## GIVEN EXERCISE
Write the lines out again, from the top of the material to the line containing "groups = ['0', '1']", pictures excluded.

## AVAILABLE DATA
[START]

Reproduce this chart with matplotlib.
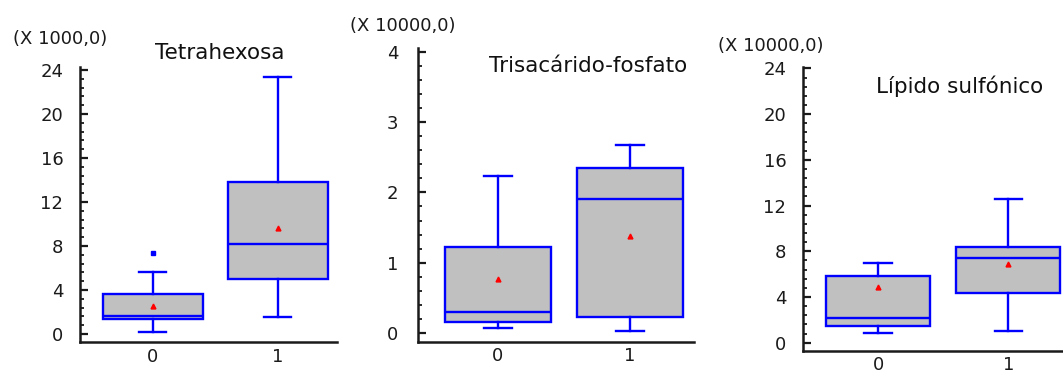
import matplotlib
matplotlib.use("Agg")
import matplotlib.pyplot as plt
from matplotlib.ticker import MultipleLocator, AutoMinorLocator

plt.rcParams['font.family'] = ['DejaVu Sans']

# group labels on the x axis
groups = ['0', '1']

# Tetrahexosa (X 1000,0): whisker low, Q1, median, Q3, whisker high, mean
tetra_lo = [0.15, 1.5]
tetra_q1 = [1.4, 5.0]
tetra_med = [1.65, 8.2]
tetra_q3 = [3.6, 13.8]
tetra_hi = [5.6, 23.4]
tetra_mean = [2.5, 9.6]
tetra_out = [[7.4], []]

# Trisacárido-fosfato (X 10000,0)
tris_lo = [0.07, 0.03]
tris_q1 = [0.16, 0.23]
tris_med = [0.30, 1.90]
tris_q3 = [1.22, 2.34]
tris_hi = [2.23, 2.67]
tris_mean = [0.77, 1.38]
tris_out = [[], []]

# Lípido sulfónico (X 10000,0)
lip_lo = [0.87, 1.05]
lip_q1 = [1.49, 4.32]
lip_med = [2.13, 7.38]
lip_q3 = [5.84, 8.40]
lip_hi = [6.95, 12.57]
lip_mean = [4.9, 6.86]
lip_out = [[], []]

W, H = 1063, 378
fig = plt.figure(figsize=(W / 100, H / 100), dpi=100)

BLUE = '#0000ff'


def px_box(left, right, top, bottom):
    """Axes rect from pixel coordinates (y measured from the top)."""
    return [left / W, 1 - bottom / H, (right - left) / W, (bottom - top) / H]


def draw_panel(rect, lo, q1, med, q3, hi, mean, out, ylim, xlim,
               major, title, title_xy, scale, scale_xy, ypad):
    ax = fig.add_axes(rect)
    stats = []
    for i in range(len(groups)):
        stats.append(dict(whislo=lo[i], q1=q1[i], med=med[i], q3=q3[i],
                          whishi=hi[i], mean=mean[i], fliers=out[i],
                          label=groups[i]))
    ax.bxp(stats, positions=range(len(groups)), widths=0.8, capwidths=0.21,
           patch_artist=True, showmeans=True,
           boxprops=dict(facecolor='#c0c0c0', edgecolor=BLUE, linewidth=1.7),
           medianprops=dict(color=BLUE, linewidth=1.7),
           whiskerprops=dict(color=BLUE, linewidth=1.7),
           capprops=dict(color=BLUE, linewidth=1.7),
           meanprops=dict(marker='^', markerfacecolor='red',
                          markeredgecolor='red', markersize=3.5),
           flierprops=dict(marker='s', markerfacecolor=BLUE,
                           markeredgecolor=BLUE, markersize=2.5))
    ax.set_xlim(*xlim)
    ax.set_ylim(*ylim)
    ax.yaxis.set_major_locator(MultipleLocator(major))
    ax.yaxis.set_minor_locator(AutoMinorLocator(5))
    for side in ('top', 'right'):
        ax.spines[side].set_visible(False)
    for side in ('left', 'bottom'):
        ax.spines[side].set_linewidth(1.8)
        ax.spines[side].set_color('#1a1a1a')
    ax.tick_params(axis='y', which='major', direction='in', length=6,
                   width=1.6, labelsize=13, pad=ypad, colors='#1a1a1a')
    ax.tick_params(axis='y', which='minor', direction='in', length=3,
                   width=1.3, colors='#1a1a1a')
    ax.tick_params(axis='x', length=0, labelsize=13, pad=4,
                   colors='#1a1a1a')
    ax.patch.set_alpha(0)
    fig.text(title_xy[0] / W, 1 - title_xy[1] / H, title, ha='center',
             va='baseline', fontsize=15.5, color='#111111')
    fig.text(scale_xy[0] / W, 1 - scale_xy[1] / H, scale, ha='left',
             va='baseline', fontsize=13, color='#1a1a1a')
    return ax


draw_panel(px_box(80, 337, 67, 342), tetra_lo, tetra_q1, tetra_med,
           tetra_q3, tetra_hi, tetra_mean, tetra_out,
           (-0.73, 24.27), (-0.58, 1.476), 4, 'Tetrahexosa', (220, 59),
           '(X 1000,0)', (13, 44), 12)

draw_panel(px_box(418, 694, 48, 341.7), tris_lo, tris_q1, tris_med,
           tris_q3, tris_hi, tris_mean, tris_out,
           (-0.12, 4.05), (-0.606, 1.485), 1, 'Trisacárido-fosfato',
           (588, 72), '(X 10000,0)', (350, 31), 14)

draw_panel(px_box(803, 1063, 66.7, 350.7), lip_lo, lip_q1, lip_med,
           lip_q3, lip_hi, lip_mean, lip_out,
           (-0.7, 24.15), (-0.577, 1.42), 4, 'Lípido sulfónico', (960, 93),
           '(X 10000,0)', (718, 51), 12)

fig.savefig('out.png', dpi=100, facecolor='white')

[END]

## ANSWER TO THE TASK
Reproduce this chart with matplotlib.
import matplotlib
matplotlib.use("Agg")
import matplotlib.pyplot as plt
from matplotlib.ticker import MultipleLocator, AutoMinorLocator

plt.rcParams['font.family'] = ['DejaVu Sans']

# group labels on the x axis
groups = ['0', '1']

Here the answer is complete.